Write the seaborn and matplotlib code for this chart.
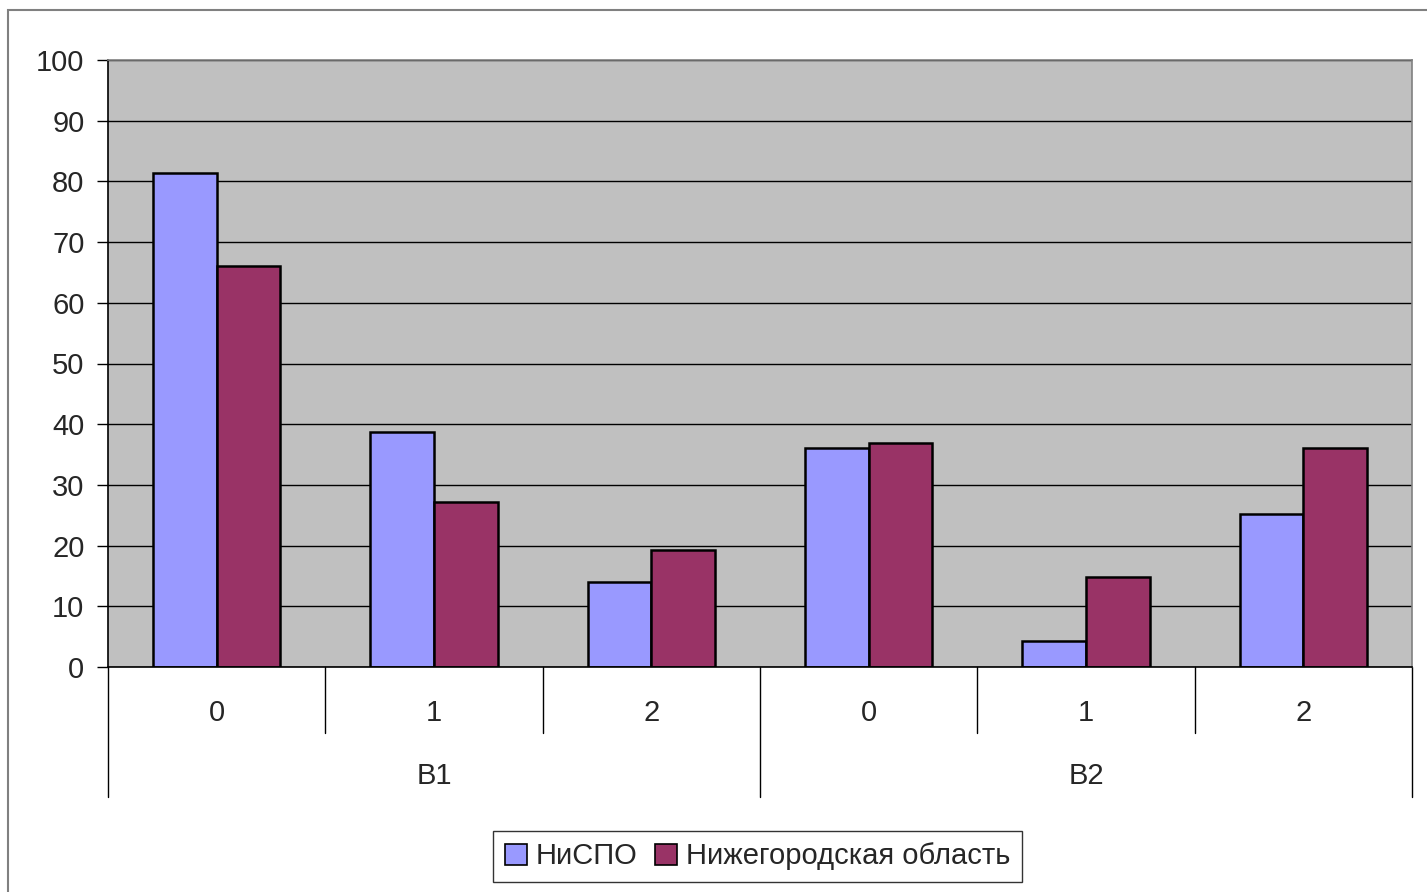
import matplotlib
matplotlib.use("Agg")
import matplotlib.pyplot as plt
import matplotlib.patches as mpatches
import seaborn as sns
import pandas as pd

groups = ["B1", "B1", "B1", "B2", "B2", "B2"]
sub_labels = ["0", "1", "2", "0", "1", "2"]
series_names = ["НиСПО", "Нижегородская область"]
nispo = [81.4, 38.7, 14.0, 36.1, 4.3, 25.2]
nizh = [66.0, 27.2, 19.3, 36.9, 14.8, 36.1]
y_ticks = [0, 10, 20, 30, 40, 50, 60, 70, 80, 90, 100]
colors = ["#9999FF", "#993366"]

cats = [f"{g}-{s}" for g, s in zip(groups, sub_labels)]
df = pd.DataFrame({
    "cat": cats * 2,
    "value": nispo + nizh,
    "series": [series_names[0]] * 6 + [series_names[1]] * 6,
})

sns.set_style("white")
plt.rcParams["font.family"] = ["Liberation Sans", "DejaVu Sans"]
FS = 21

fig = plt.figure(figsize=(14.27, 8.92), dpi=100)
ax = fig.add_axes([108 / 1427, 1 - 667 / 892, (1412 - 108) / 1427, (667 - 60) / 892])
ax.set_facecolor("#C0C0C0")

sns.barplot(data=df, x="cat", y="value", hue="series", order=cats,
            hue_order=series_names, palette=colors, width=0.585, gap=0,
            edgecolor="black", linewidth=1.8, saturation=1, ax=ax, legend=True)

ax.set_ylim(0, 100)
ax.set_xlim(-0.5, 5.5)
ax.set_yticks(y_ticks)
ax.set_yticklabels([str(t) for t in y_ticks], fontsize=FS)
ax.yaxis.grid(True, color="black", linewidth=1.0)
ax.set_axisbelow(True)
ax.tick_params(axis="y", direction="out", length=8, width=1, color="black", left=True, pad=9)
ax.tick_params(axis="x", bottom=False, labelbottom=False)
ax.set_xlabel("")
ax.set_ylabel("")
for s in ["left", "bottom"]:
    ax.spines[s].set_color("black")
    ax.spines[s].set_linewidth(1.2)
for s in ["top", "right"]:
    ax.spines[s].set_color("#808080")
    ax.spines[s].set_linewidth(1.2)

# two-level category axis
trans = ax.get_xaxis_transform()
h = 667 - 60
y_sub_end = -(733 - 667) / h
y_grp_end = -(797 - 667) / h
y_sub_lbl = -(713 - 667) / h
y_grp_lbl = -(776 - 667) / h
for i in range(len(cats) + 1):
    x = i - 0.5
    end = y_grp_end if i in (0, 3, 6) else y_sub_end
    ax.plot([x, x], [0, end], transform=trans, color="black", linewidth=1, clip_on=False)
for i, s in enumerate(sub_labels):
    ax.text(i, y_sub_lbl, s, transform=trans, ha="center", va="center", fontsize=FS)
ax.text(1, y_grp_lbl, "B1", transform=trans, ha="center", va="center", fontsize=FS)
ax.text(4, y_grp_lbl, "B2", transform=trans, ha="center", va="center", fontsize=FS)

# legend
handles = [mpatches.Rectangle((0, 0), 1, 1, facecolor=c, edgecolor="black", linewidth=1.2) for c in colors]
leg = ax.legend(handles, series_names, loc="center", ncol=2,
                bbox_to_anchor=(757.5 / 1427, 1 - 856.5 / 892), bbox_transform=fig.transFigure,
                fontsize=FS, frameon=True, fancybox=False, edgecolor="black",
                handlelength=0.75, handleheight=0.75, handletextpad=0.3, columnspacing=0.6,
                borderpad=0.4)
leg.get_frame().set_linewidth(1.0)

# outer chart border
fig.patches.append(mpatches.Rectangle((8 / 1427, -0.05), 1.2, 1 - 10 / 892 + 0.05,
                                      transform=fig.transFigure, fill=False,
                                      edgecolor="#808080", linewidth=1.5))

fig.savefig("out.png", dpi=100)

▶ **Work instructions**: Read through the lines above and collect those that contain the string "chart".

▶ **Task solution**:
Write the seaborn and matplotlib code for this chart.
# outer chart border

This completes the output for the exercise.